Repeat all the material exactly; pictures stay out of your copy.

....

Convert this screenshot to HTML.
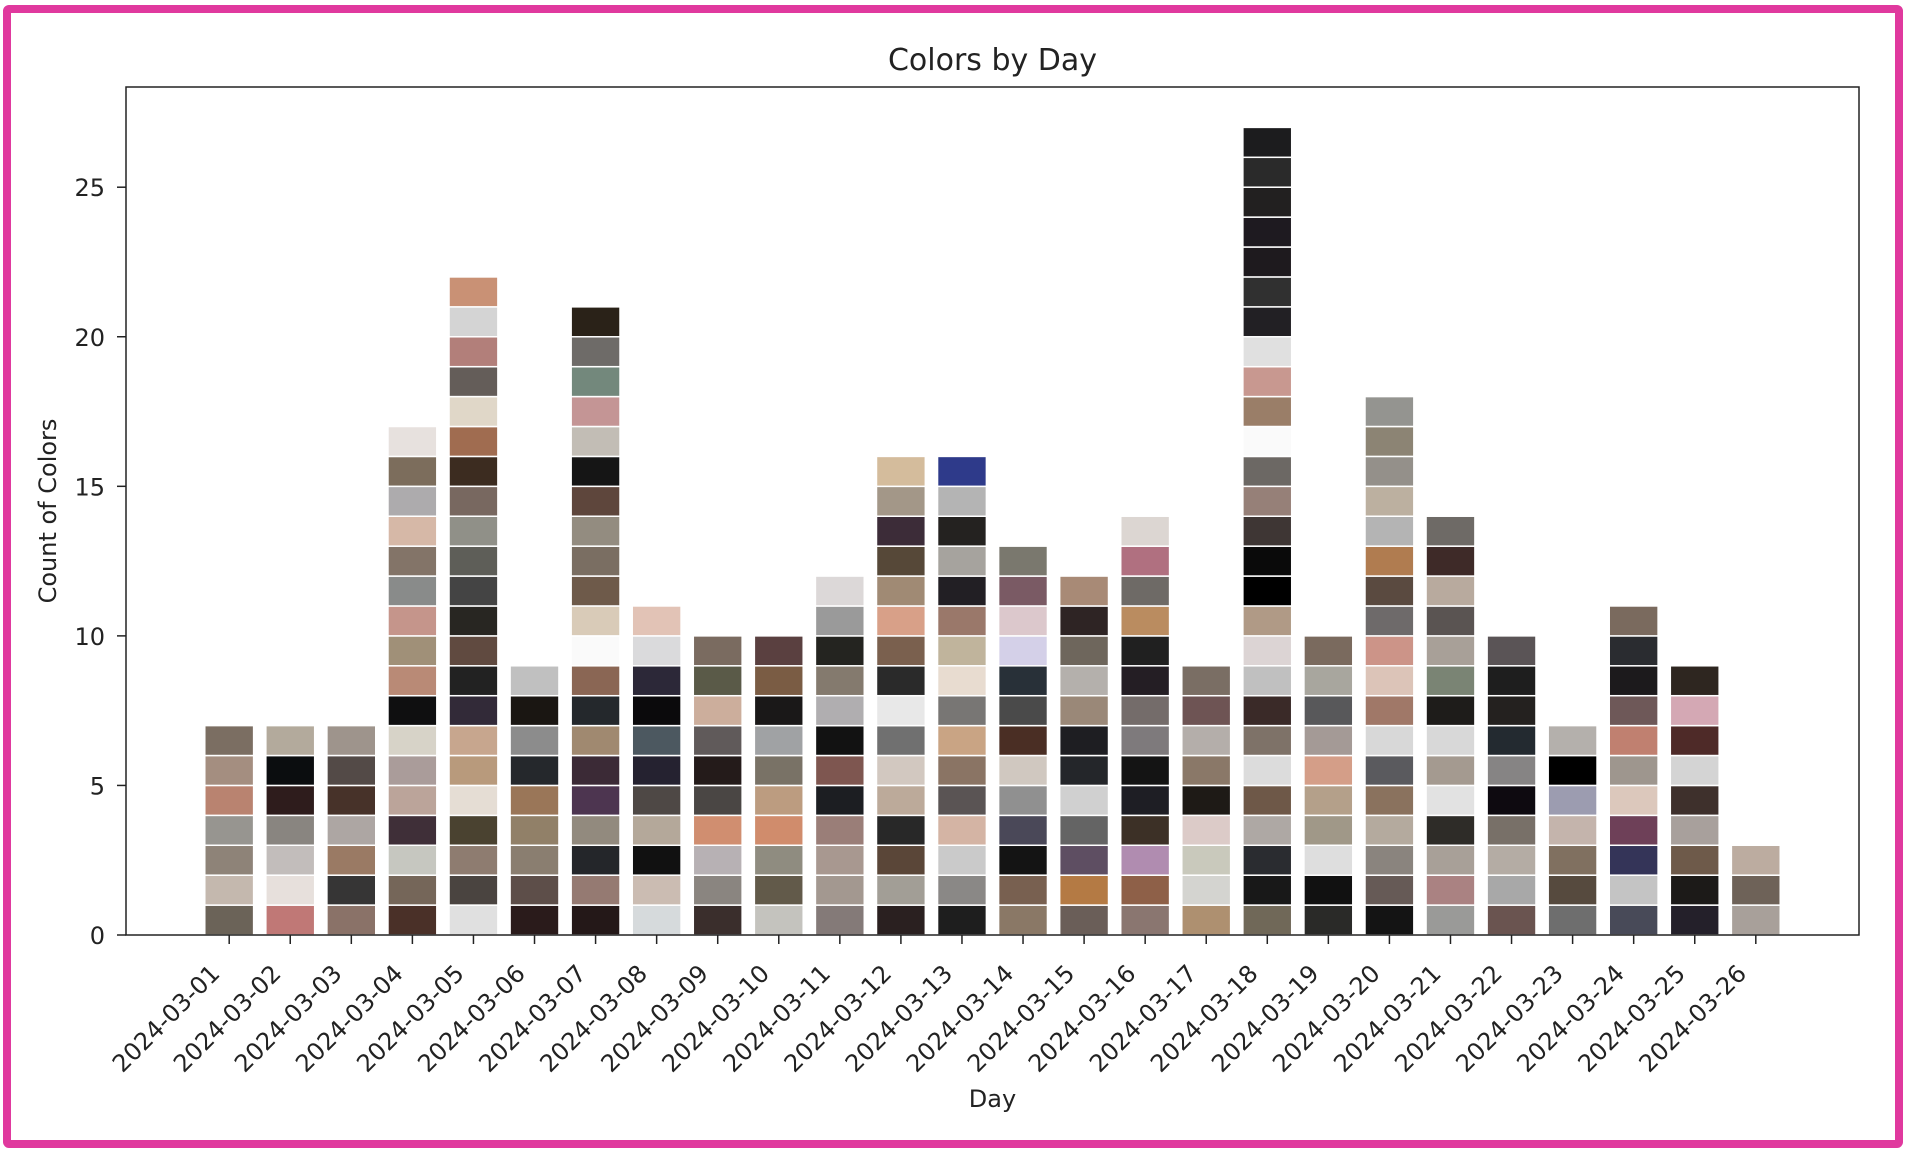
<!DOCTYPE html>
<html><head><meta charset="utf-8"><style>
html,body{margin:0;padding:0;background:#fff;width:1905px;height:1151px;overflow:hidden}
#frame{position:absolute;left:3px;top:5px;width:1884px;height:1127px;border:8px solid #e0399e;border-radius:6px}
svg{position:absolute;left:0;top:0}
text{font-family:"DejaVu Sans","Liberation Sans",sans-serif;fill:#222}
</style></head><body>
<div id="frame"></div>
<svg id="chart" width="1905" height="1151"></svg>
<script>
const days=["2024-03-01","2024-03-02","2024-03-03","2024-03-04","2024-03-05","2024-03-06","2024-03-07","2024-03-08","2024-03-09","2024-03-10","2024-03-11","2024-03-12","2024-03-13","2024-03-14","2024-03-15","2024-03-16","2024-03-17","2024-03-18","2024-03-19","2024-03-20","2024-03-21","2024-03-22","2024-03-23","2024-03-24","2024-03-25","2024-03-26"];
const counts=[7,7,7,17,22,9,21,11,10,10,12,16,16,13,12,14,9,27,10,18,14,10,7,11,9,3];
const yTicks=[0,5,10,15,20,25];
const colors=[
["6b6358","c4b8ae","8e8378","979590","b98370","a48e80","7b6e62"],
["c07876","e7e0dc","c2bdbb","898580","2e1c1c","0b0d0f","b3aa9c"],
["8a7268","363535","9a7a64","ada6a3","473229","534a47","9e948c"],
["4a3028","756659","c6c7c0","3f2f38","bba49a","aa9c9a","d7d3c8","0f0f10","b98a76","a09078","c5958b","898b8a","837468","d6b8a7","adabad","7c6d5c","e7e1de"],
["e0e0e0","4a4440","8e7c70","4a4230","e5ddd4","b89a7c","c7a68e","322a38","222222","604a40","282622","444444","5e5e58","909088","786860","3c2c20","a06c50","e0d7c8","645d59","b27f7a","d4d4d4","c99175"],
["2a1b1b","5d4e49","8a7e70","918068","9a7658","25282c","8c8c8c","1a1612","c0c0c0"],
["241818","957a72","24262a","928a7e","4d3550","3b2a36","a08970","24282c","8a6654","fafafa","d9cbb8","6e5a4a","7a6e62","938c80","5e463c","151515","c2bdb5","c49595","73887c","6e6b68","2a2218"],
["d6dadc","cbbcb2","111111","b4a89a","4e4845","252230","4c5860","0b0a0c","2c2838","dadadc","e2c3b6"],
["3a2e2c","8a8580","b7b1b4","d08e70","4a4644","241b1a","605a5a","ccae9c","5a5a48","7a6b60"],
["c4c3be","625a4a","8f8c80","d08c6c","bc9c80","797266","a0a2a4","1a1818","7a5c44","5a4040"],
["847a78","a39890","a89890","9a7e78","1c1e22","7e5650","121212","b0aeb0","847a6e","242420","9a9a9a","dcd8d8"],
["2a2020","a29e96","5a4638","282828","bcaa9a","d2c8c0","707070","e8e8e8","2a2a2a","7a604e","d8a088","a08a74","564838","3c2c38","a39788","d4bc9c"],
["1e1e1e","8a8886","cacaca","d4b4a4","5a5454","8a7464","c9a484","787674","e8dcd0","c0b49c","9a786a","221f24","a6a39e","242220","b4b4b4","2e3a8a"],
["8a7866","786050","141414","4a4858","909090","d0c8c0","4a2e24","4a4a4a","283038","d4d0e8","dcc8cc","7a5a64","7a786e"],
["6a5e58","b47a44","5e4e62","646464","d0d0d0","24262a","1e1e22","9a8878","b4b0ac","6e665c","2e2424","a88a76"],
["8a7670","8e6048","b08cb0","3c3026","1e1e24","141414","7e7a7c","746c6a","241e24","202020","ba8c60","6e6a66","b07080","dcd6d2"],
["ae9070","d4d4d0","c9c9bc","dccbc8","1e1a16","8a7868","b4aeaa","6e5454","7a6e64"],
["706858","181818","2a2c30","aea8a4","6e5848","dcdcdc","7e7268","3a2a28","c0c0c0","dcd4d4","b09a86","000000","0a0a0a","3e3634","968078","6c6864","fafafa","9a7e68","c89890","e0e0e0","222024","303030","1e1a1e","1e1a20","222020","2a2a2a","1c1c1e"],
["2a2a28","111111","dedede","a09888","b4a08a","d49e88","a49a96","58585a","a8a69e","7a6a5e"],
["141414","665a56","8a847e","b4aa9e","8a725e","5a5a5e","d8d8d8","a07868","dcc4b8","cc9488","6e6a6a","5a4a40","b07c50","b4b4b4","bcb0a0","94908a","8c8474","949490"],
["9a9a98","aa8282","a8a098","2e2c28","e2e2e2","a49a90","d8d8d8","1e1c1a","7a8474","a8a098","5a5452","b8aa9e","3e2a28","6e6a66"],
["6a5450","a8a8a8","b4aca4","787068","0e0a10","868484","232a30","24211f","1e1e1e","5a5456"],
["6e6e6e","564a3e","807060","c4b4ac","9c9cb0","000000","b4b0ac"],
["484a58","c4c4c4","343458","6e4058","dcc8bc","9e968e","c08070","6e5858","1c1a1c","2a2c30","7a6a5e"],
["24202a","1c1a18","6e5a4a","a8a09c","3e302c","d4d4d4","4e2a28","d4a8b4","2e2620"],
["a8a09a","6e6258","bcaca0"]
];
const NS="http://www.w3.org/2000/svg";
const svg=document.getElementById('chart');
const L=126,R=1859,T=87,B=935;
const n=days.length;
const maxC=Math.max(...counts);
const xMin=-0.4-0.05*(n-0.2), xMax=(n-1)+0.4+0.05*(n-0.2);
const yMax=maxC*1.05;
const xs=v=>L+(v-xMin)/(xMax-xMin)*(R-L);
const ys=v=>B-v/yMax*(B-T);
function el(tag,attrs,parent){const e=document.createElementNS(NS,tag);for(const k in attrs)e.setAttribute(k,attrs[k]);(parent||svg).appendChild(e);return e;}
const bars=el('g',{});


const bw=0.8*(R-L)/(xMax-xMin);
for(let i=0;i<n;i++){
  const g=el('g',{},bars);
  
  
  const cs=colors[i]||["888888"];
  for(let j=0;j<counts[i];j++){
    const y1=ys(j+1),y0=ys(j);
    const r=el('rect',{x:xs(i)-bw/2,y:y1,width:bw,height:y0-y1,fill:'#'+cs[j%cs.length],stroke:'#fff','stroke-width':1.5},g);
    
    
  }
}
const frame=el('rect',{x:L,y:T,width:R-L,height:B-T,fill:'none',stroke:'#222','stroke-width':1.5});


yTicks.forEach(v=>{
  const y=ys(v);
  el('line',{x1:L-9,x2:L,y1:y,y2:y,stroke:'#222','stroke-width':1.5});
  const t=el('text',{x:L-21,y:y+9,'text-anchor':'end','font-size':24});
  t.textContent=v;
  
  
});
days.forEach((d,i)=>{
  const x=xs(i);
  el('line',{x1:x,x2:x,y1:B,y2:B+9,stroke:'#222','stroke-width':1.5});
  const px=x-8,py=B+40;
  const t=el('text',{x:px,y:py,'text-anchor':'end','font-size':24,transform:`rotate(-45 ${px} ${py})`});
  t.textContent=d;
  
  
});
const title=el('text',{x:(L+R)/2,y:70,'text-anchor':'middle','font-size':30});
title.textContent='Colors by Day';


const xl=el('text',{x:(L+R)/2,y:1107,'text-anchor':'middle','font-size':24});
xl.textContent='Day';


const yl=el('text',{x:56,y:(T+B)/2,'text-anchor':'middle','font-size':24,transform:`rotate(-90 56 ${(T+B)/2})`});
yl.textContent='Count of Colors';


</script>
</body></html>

....

EXERCISE RESPONSE
Convert this screenshot to HTML.
<!DOCTYPE html>
<html><head><meta charset="utf-8"><style>
html,body{margin:0;padding:0;background:#fff;width:1905px;height:1151px;overflow:hidden}
#frame{position:absolute;left:3px;top:5px;width:1884px;height:1127px;border:8px solid #e0399e;border-radius:6px}
svg{position:absolute;left:0;top:0}
text{font-family:"DejaVu Sans","Liberation Sans",sans-serif;fill:#222}
</style></head><body>
<div id="frame"></div>
<svg id="chart" width="1905" height="1151"></svg>
<script>
const days=["2024-03-01","2024-03-02","2024-03-03","2024-03-04","2024-03-05","2024-03-06","2024-03-07","2024-03-08","2024-03-09","2024-03-10","2024-03-11","2024-03-12","2024-03-13","2024-03-14","2024-03-15","2024-03-16","2024-03-17","2024-03-18","2024-03-19","2024-03-20","2024-03-21","2024-03-22","2024-03-23","2024-03-24","2024-03-25","2024-03-26"];
const counts=[7,7,7,17,22,9,21,11,10,10,12,16,16,13,12,14,9,27,10,18,14,10,7,11,9,3];
const yTicks=[0,5,10,15,20,25];
const colors=[
["6b6358","c4b8ae","8e8378","979590","b98370","a48e80","7b6e62"],
["c07876","e7e0dc","c2bdbb","898580","2e1c1c","0b0d0f","b3aa9c"],
["8a7268","363535","9a7a64","ada6a3","473229","534a47","9e948c"],
["4a3028","756659","c6c7c0","3f2f38","bba49a","aa9c9a","d7d3c8","0f0f10","b98a76","a09078","c5958b","898b8a","837468","d6b8a7","adabad","7c6d5c","e7e1de"],
["e0e0e0","4a4440","8e7c70","4a4230","e5ddd4","b89a7c","c7a68e","322a38","222222","604a40","282622","444444","5e5e58","909088","786860","3c2c20","a06c50","e0d7c8","645d59","b27f7a","d4d4d4","c99175"],
["2a1b1b","5d4e49","8a7e70","918068","9a7658","25282c","8c8c8c","1a1612","c0c0c0"],
["241818","957a72","24262a","928a7e","4d3550","3b2a36","a08970","24282c","8a6654","fafafa","d9cbb8","6e5a4a","7a6e62","938c80","5e463c","151515","c2bdb5","c49595","73887c","6e6b68","2a2218"],
["d6dadc","cbbcb2","111111","b4a89a","4e4845","252230","4c5860","0b0a0c","2c2838","dadadc","e2c3b6"],
["3a2e2c","8a8580","b7b1b4","d08e70","4a4644","241b1a","605a5a","ccae9c","5a5a48","7a6b60"],
["c4c3be","625a4a","8f8c80","d08c6c","bc9c80","797266","a0a2a4","1a1818","7a5c44","5a4040"],
["847a78","a39890","a89890","9a7e78","1c1e22","7e5650","121212","b0aeb0","847a6e","242420","9a9a9a","dcd8d8"],
["2a2020","a29e96","5a4638","282828","bcaa9a","d2c8c0","707070","e8e8e8","2a2a2a","7a604e","d8a088","a08a74","564838","3c2c38","a39788","d4bc9c"],
["1e1e1e","8a8886","cacaca","d4b4a4","5a5454","8a7464","c9a484","787674","e8dcd0","c0b49c","9a786a","221f24","a6a39e","242220","b4b4b4","2e3a8a"],
["8a7866","786050","141414","4a4858","909090","d0c8c0","4a2e24","4a4a4a","283038","d4d0e8","dcc8cc","7a5a64","7a786e"],
["6a5e58","b47a44","5e4e62","646464","d0d0d0","24262a","1e1e22","9a8878","b4b0ac","6e665c","2e2424","a88a76"],
["8a7670","8e6048","b08cb0","3c3026","1e1e24","141414","7e7a7c","746c6a","241e24","202020","ba8c60","6e6a66","b07080","dcd6d2"],
["ae9070","d4d4d0","c9c9bc","dccbc8","1e1a16","8a7868","b4aeaa","6e5454","7a6e64"],
["706858","181818","2a2c30","aea8a4","6e5848","dcdcdc","7e7268","3a2a28","c0c0c0","dcd4d4","b09a86","000000","0a0a0a","3e3634","968078","6c6864","fafafa","9a7e68","c89890","e0e0e0","222024","303030","1e1a1e","1e1a20","222020","2a2a2a","1c1c1e"],
["2a2a28","111111","dedede","a09888","b4a08a","d49e88","a49a96","58585a","a8a69e","7a6a5e"],
["141414","665a56","8a847e","b4aa9e","8a725e","5a5a5e","d8d8d8","a07868","dcc4b8","cc9488","6e6a6a","5a4a40","b07c50","b4b4b4","bcb0a0","94908a","8c8474","949490"],
["9a9a98","aa8282","a8a098","2e2c28","e2e2e2","a49a90","d8d8d8","1e1c1a","7a8474","a8a098","5a5452","b8aa9e","3e2a28","6e6a66"],
["6a5450","a8a8a8","b4aca4","787068","0e0a10","868484","232a30","24211f","1e1e1e","5a5456"],
["6e6e6e","564a3e","807060","c4b4ac","9c9cb0","000000","b4b0ac"],
["484a58","c4c4c4","343458","6e4058","dcc8bc","9e968e","c08070","6e5858","1c1a1c","2a2c30","7a6a5e"],
["24202a","1c1a18","6e5a4a","a8a09c","3e302c","d4d4d4","4e2a28","d4a8b4","2e2620"],
["a8a09a","6e6258","bcaca0"]
];
const NS="http://www.w3.org/2000/svg";
const svg=document.getElementById('chart');
const L=126,R=1859,T=87,B=935;
const n=days.length;
const maxC=Math.max(...counts);
const xMin=-0.4-0.05*(n-0.2), xMax=(n-1)+0.4+0.05*(n-0.2);
const yMax=maxC*1.05;
const xs=v=>L+(v-xMin)/(xMax-xMin)*(R-L);
const ys=v=>B-v/yMax*(B-T);
function el(tag,attrs,parent){const e=document.createElementNS(NS,tag);for(const k in attrs)e.setAttribute(k,attrs[k]);(parent||svg).appendChild(e);return e;}
const bars=el('g',{});


const bw=0.8*(R-L)/(xMax-xMin);
for(let i=0;i<n;i++){
  const g=el('g',{},bars);
  
  
  const cs=colors[i]||["888888"];
  for(let j=0;j<counts[i];j++){
    const y1=ys(j+1),y0=ys(j);
    const r=el('rect',{x:xs(i)-bw/2,y:y1,width:bw,height:y0-y1,fill:'#'+cs[j%cs.length],stroke:'#fff','stroke-width':1.5},g);
    
    
  }
}
const frame=el('rect',{x:L,y:T,width:R-L,height:B-T,fill:'none',stroke:'#222','stroke-width':1.5});


yTicks.forEach(v=>{
  const y=ys(v);
  el('line',{x1:L-9,x2:L,y1:y,y2:y,stroke:'#222','stroke-width':1.5});
  const t=el('text',{x:L-21,y:y+9,'text-anchor':'end','font-size':24});
  t.textContent=v;
  
  
});
days.forEach((d,i)=>{
  const x=xs(i);
  el('line',{x1:x,x2:x,y1:B,y2:B+9,stroke:'#222','stroke-width':1.5});
  const px=x-8,py=B+40;
  const t=el('text',{x:px,y:py,'text-anchor':'end','font-size':24,transform:`rotate(-45 ${px} ${py})`});
  t.textContent=d;
  
  
});
const title=el('text',{x:(L+R)/2,y:70,'text-anchor':'middle','font-size':30});
title.textContent='Colors by Day';


const xl=el('text',{x:(L+R)/2,y:1107,'text-anchor':'middle','font-size':24});
xl.textContent='Day';


const yl=el('text',{x:56,y:(T+B)/2,'text-anchor':'middle','font-size':24,transform:`rotate(-90 56 ${(T+B)/2})`});
yl.textContent='Count of Colors';


</script>
</body></html>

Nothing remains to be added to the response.